Massive protests? Crowded chain stores? No, it’s SMALL BUSINESSES to blame for post-lockdown Covid-19 spike, says MSM

30 Jun, 2020 13:17 / Updated 4 years ago

Helen Buyniski is an American journalist and political commentator at RT. Follow her on Twitter @velocirapture23

Looking for someone to blame for the post-lockdown case spike that has some states reimposing coronavirus lockdown measures? Go no further than your local small businesses, say media outlets urging a return to lockdown.

Many states have reported unsettling rises in Covid-19 cases in recent weeks, so much so that states like Texas and Florida have put the brakes on allowing bars, restaurants, and other places people gather to resume operations in the last week, insisting it’s too dangerous to continue. Local and national media have been quick to point the finger at those small businesses that gave lockdown-crazed Americans a tiny taste of their pre-pandemic lives, insisting it was these nods to the “old normal” - getting a drink with friends at the bar, or grabbing lunch with a relative at the corner restaurant - that are to blame for the recent case spikes.

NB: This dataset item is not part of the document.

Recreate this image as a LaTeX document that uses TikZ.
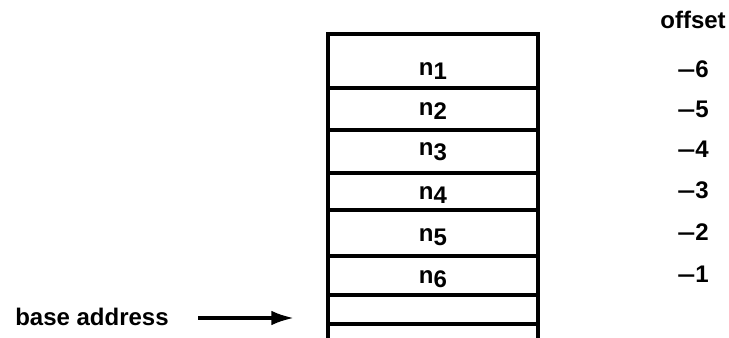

Also on rt.com Florida and Texas close bars and scale back reopening, after spike in Covid-19 cases

But this rush to pin the case increases on small businesses reopening ignores several other potential causes of the uptick - the most obvious being the massive protests against police brutality that have thronged the streets of American cities large and small for the past month, rarely taking note of anything like social distancing and sometimes degenerating into rioting and violence. The focus on small businesses also ignores the continued role of big-box stores and chain restaurants - which have also seen heavy traffic as restrictions are lifted, yet somehow seem immune (no pun intended) to the media scoldfest.

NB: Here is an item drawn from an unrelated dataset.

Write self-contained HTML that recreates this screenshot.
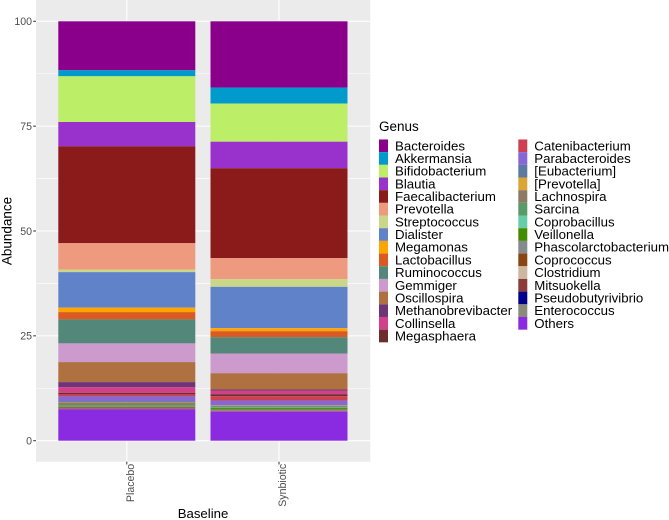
<!DOCTYPE html>
<html lang="en">
<head>
<meta charset="utf-8">
<title>Genus abundance by group</title>
<style>
html,body{margin:0;padding:0;background:#fff;}
svg{display:block;font-family:"Liberation Sans",Arial,sans-serif;}
</style>
</head>
<body>
<svg id="chart" xmlns="http://www.w3.org/2000/svg" width="669" height="520" viewBox="0 0 669 520">
  <rect x="0" y="0" width="669" height="520" fill="#fff"/>
  <rect x="36" y="0" width="334.3" height="461.7" fill="#EBEBEB"/>
  <g id="grid"></g>
  <g id="bars"></g>
  <g id="yaxis"></g>
  <g id="xaxis"></g>
  <text transform="translate(11.5,231) rotate(-90)" text-anchor="middle" font-size="13.5" fill="#000">Abundance</text>
  <text x="203" y="518" text-anchor="middle" font-size="13.2" fill="#000">Baseline</text>
  <g id="legend">
    <text x="379" y="131" font-size="13.5" fill="#000">Genus</text>
  </g>
</svg>
<script>
const categories = ["Placebo", "Synbiotic"];
const genera = ["Bacteroides","Akkermansia","Bifidobacterium","Blautia","Faecalibacterium","Prevotella","Streptococcus","Dialister","Megamonas","Lactobacillus","Ruminococcus","Gemmiger","Oscillospira","Methanobrevibacter","Collinsella","Megasphaera","Catenibacterium","Parabacteroides","[Eubacterium]","[Prevotella]","Lachnospira","Sarcina","Coprobacillus","Veillonella","Phascolarctobacterium","Coprococcus","Clostridium","Mitsuokella","Pseudobutyrivibrio","Enterococcus","Others"];
const placeboValues = [11.68,1.43,10.9,5.8,23.1,6.3,0.6,8.46,1.07,1.74,5.72,4.46,4.77,1.19,1.36,0.38,0.48,1.12,0.24,0.07,0.64,0.31,0.05,0.1,0.07,0.24,0.05,0.12,0.02,0.02,7.51];
const synbioticValues = [15.8,3.81,9.1,6.32,21.45,5.0,1.84,9.85,0.72,1.43,3.89,4.7,3.89,0.24,0.88,0.48,1.03,1.12,0.07,0.1,0.14,0.29,0.07,0.36,0.12,0.05,0.07,0.14,0.02,0.07,6.95];
const palette = ["#8B008B","#009ACD","#BCEE68","#9932CC","#8B1A1A","#EE9A7E","#CAD688","#5F82C8","#FFA500","#DA5A22","#53877A","#CD9ACD","#AE713F","#6B3578","#D23F8A","#6E2C2C","#CD4050","#8766D5","#5C7A9F","#DAA534","#8B7B63","#5A9A68","#66CDAA","#458B00","#838B8B","#8B4513","#CDB79E","#8B3A3A","#00008B","#8B8B7A","#8A2BE2"];
const yTicks = [0, 25, 50, 75, 100];
const yMinorTicks = [12.5, 37.5, 62.5, 87.5];
const legendColumnSize = 16;

const NS = "http://www.w3.org/2000/svg";
const panelLeft = 36, panelRight = 370.3, panelBottom = 461.7;
function yScale(v) { return 440.7 - v * 4.194; }
function xCenter(i) { return 126.8 + i * 152.2; }
const barWidth = 137;

function make(tag, attrs, parent) {
  const el = document.createElementNS(NS, tag);
  for (const k in attrs) el.setAttribute(k, attrs[k]);
  parent.appendChild(el);
  return el;
}

const grid = document.getElementById("grid");
yMinorTicks.forEach(function (t) {
  const el = make("line", {x1: panelLeft, x2: panelRight, y1: yScale(t), y2: yScale(t), stroke: "#fff", "stroke-width": 0.55}, grid);
  
  
});
yTicks.forEach(function (t) {
  const el = make("line", {x1: panelLeft, x2: panelRight, y1: yScale(t), y2: yScale(t), stroke: "#fff", "stroke-width": 1.07}, grid);
  
  
});
categories.forEach(function (c, i) {
  const el = make("line", {x1: xCenter(i), x2: xCenter(i), y1: 0, y2: panelBottom, stroke: "#fff", "stroke-width": 1.07}, grid);
  
  
});

const barsGroup = document.getElementById("bars");
[placeboValues, synbioticValues].forEach(function (series, i) {
  let top = 100;
  series.forEach(function (v, j) {
    const bottom = top - v;
    const el = make("rect", {
      x: xCenter(i) - barWidth / 2,
      y: yScale(top),
      width: barWidth,
      height: yScale(bottom) - yScale(top),
      fill: palette[j]
    }, barsGroup);
    
    
    top = bottom;
  });
});

const yAxis = document.getElementById("yaxis");
yTicks.forEach(function (t) {
  const mark = make("line", {x1: 33.2, x2: 36, y1: yScale(t), y2: yScale(t), stroke: "#333", "stroke-width": 1}, yAxis);
  
  
  const label = make("text", {x: 32, y: yScale(t) + 3.8, "text-anchor": "end", "font-size": 10.6, fill: "#4D4D4D"}, yAxis);
  
  
  label.textContent = String(t);
});

const xAxis = document.getElementById("xaxis");
categories.forEach(function (c, i) {
  const mark = make("line", {x1: xCenter(i), x2: xCenter(i), y1: panelBottom, y2: panelBottom + 2.8, stroke: "#333", "stroke-width": 1}, xAxis);
  
  
  const label = make("text", {
    transform: "translate(" + (xCenter(i) + 7.2) + ",463.8) rotate(-90)",
    "text-anchor": "end",
    "font-size": 10.6,
    fill: "#4D4D4D"
  }, xAxis);
  
  
  label.textContent = c;
});

const legend = document.getElementById("legend");
genera.forEach(function (name, j) {
  const col = j < legendColumnSize ? 0 : 1;
  const row = col === 0 ? j : j - legendColumnSize;
  const keyX = col === 0 ? 379 : 518.3;
  const textX = col === 0 ? 395 : 534.3;
  const cy = 145.8 + row * 12.68;
  const key = make("rect", {x: keyX, y: cy - 6.34, width: 9, height: 12.68, fill: palette[j]}, legend);
  
  
  const label = make("text", {x: textX, y: cy + 4.5, "font-size": 13.25, fill: "#000"}, legend);
  
  
  label.textContent = name;
});
</script>
</body>
</html>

A “healthcare worker” in Jacksonville, Florida claimed in a Facebook post earlier this month that she and 15 friends took advantage of the state allowing bars to reopen earlier this month, gathering for a drink at their local watering hole, only to all be laid low by the coronavirus. The moral of the story, as she made clear, was that the friends were wrong to attempt to find joy in their post-lockdown lives, and (presumably) should have stuck to drinking at home and commiserating over Zoom. Dozens of outlets ran with the story, even though there would be no logical way to tell the friends all caught it from one night out at the bar. Just hearing about the outbreak triggered other bars in the city to re-close their doors in fear, and as of Monday Jacksonville has not only reversed its reopening but slapped a mask mandate on its residents.

The narrative - “even though you don’t have to anymore, it’s best to still stay home, because the virus is everywhere” - proved irresistible, and similar stories have been published everywhere from Texas to Michigan. The Hill even published an op-ed by a “small business consultant” apparently looking to scare up some business by preemptively blaming the entire small business sector for the case spike. Meanwhile, big-box stores like Walmart and chain fast food restaurants were all but overlooked in the scramble to pin the “second wave” on the little guy - even though the heavily-trafficked superstores especially would seem to be natural viral incubators, especially given their tendency to attract deodorant-licking pranksters and other attention-seekers eager for their 15 minutes of social media infamy.

It’s entirely possible some of these people really did catch the virus from their one night out drinking with friends after three months of faithful lockdown. Yet even as media outlets appeared to delight in fingering beloved neighborhood bars or popular restaurants for supposedly reigniting the flames of the pandemic, the George Floyd protests that convinced many to ditch their scrupulous adherence to social distancing and join the roiling mass of humanity in the streets demanding justice seem to have flown under their radar. While some tried to cite a factually-dubious scientific paper from the National Bureau of Economic Research, which struggled mightily to absolve the protests from any role in subsequent case spike, even the paper itself never claimed the protests didn’t transmit coronavirus - it merely made the (utterly unverifiable) claim that people in cities that held protests were choosing to stay home more because of the protests.

Not only does statistical analysis appear to show the start of the demonstrations coinciding with a reversal of fortunes for the US’ pandemic numbers, but states with higher post-lockdown numbers weren’t necessarily the ones throwing wide open the doors to their bars and restaurants, either.

There’s no definitive way to trace transmission of the virus to the protests, of course - certainly not when New York City’s contact tracers are forbidden from even asking the people they call if they’ve attended one. And given the unalloyed enthusiasm most mainstream news organizations displayed for the protests, it would be downright embarrassing for them to admit that it’s possible to catch a virus while demonstrating for racial justice. But before Americans scrap their brief post-lockdown experiments with freedom and run back into the claustrophobic confines of their stay-at-home orders, never to gather with friends in public again, they might take note of these outlets’ conflicts of interest. After all, what guarantees ratings better than a homebound captive audience?